# Lent to the Lord



## Michael (Jun 2, 2006)

*1 Samuel 1:27* For this child I prayed; and the LORD hath given me my petition which I asked of him. *28* Therefore also I have lent him to the LORD; as long as he liveth he shall be lent to the LORD.


_I don't have the words in me. God has granted me a son. May he be lent to the Lord._


----------



## Herald (Jun 2, 2006)

Glory to God! 

Michael, may your son grow up to be a faithful servant to Christ our King.


----------



## Puddleglum (Jun 3, 2006)

and :bigsmile:


----------



## brymaes (Jun 3, 2006)

Wow!

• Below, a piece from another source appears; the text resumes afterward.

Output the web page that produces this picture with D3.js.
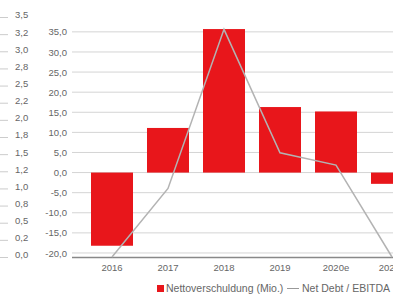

Congratulations!

I first thought this thread was about observing the 40 days before Easter


----------



## VirginiaHuguenot (Jun 3, 2006)

God bless you and your family!


----------



## Scott Bushey (Jun 3, 2006)

Congrats!


----------



## Puritanhead (Jun 3, 2006)

Yee-Haw!!!! Rebel Yell!!!!
:bigsmile:


----------



## Michael (Jun 3, 2006)

Thanks folks. He will be our first. His name will be Jackson (my wife and I met in Jackson, MS), but we will call him Jack. He is due on the 16th of October.


----------



## VirginiaHuguenot (Jun 3, 2006)

> _Originally posted by Ezekiel16_
> Thanks folks. He will be our first. His name will be Jackson (my wife and I met in Jackson, MS), but we will call him Jack. He is due on the 16th of October.



Awesome! My first-born is also Jackson, named for Stonewall.


----------



## Michael (Jun 4, 2006)

> _Originally posted by VirginiaHuguenot_
> 
> 
> > _Originally posted by Ezekiel16_
> ...


Nice. Stonewall was quite a man.

[Edited on 6-4-2006 by Ezekiel16]


----------